Supporters included organized labor and trade groups who said the measure closes an historical loophole and would help scale training programs. John Lipschutz of the New Mexico Federation AFL-CIO, Mark Trujillo of IBEW, Matthew Suazo of the Carpenters, and representatives of the Building Trades and Mechanical Contractors testified in favor, saying apprenticeships are the “gold standard” for workforce development.

Opponents — including representatives of heavy-highway contractors, asphalt associations and associated contractors — told the committee they already run training programs (some approved by FHWA) and that the new contribution would impose costs on firms that do not benefit directly (for example, striping crews, flagging and certain small specialty contractors). Several opponents said that many highway contractors already operate approved training programs and argued the levy could increase the cost of public works projects.
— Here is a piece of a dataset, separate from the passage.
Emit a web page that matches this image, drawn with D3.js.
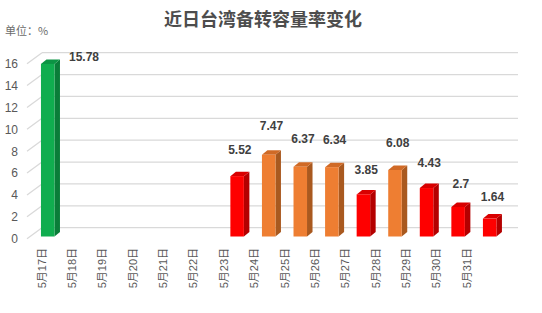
<!DOCTYPE html>
<html><head><meta charset="utf-8">
<script src="https://cdn.jsdelivr.net/npm/d3@7"></script>
<style>
html,body{margin:0;padding:0;background:#fff;}
svg{display:block;}
</style>
</head><body>
<svg id="c" width="542" height="313"></svg>
<script>
const categories = ["5月17日","5月18日","5月19日","5月20日","5月21日","5月22日","5月23日","5月24日","5月25日","5月26日","5月27日","5月28日","5月29日","5月30日","5月31日"];
const values = [15.78,null,null,null,null,null,5.52,7.47,6.37,6.34,3.85,6.08,4.43,2.7,1.64];
const colorKeys = ["g","","","","","","r","o","o","o","r","o","r","r","r"];
const yTicks = [0,2,4,6,8,10,12,14,16];
const title = "近日台湾备转容量率变化";
const unitLabel = "单位：%";

const palette = {
  g:{front:"#10ad4f", side:"#0a7d39", top:"#0c9444"},
  r:{front:"#fe0000", side:"#b40000", top:"#d80000"},
  o:{front:"#ee7e32", side:"#a9591f", top:"#d06a26"}
};

const svg = d3.select("#c");
const font = "'Liberation Sans','Noto Sans CJK SC',Arial,sans-serif";

// depth geometry
const wallDx = 15, wallDy = 11;   // back wall vs front axis plane
const barDx = 5.5, barDy = 4.5;   // bar depth

const yBack = d3.scaleLinear().domain([0,16]).range([227.7, 52.7]);
const yBar = d3.scaleLinear().domain([0,16]).range([236.5, 61.5]);
const yLab = d3.scaleLinear().domain([0,16]).range([221, 25.8]);

const xBar = d3.scaleBand().domain(categories).range([22.9, 514.5]).padding(0.572);
const xLab = d3.scalePoint().domain(categories).range([41.7, 466.7]);

const gridX0 = 42, gridX1 = 518;

// title
svg.append("text").attr("x",263).attr("y",26).attr("text-anchor","middle")
  .attr("font-family","'Noto Sans CJK SC',sans-serif").attr("font-weight","bold")
  .attr("font-size",18).attr("fill","#4d4d4d").text(title);
svg.append("text").attr("x",5).attr("y",35)
  .attr("font-family","'Noto Sans CJK SC',sans-serif")
  .attr("font-size",11).attr("fill","#6b6b6b").text(unitLabel);

// gridlines + wall diagonals
const grid = svg.append("g");
yTicks.forEach(t=>{
  const yb = yBack(t);
  grid.append("line").attr("x1",gridX0).attr("x2",gridX1).attr("y1",yb).attr("y2",yb)
    .attr("stroke","#d9d9d9").attr("stroke-width",1.3);
  grid.append("line").attr("x1",gridX0-wallDx).attr("y1",yb+wallDy).attr("x2",gridX0).attr("y2",yb)
    .attr("stroke","#d9d9d9").attr("stroke-width",1.3);
});

// y axis labels
const yAxis = d3.axisLeft(d3.scaleLinear().domain([0,16]).range([yBack(0)+wallDy, yBack(16)+wallDy]))
  .tickValues(yTicks).tickSize(0).tickPadding(0);
const ya = svg.append("g").attr("transform","translate(18,0)").call(yAxis);
ya.select(".domain").remove();
ya.selectAll("text").attr("font-family",font).attr("font-size",12).attr("fill","#595959");

// bars
const bars = svg.append("g");
const w = xBar.bandwidth();
categories.forEach((c,i)=>{
  const v = values[i];
  if (v == null) return;
  const col = palette[colorKeys[i]];
  const x = xBar(c), yt = yBar(v), yb = yBar(0);
  // side
  bars.append("path").attr("d",`M${x+w},${yt}L${x+w+barDx},${yt-barDy}L${x+w+barDx},${yb-barDy}L${x+w},${yb}Z`).attr("fill",col.side);
  // top
  bars.append("path").attr("d",`M${x},${yt}L${x+barDx},${yt-barDy}L${x+w+barDx},${yt-barDy}L${x+w},${yt}Z`).attr("fill",col.top);
  // front
  bars.append("rect").attr("x",x).attr("y",yt).attr("width",w).attr("height",yb-yt).attr("fill",col.front);
});

// value labels
const labs = svg.append("g");
categories.forEach((c,i)=>{
  const v = values[i];
  if (v == null) return;
  const x = xBar(c);
  let t;
  if (yLab(v) < 45) {
    t = labs.append("text").attr("x", x + w + barDx + 9).attr("y", yBar(v) - 3).attr("text-anchor","start");
  } else {
    t = labs.append("text").attr("x", x + (w + barDx)/2).attr("y", yLab(v)).attr("text-anchor","middle");
  }
  t.attr("font-family",font).attr("font-size",12).attr("font-weight","bold").attr("fill","#404040").text(v);
});

// x labels
const xl = svg.append("g");
categories.forEach(c=>{
  xl.append("text").attr("transform",`translate(${xLab(c)+4},248) rotate(-90)`)
    .attr("text-anchor","end").attr("font-family",font).attr("font-size",11)
    .attr("fill","#595959").text(c);
});
</script>
</body></html>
Committee debate focused on three exemptions and options for employers: (1) establish and operate an approved registered apprenticeship program (which would exempt the employer from the levy for hours where apprentices are enrolled); (2) participate in an existing approved apprenticeship program; or (3) make contributions to the Public Works Apprenticeship and Training Fund. The sponsor said the Department of Workforce Solutions can absorb implementation costs and that projected statewide fiscal impacts would be modest compared with total project costs.

A roll call produced a 6-4 do-pass recommendation. The committee report will accompany the bill as it proceeds to the next stage.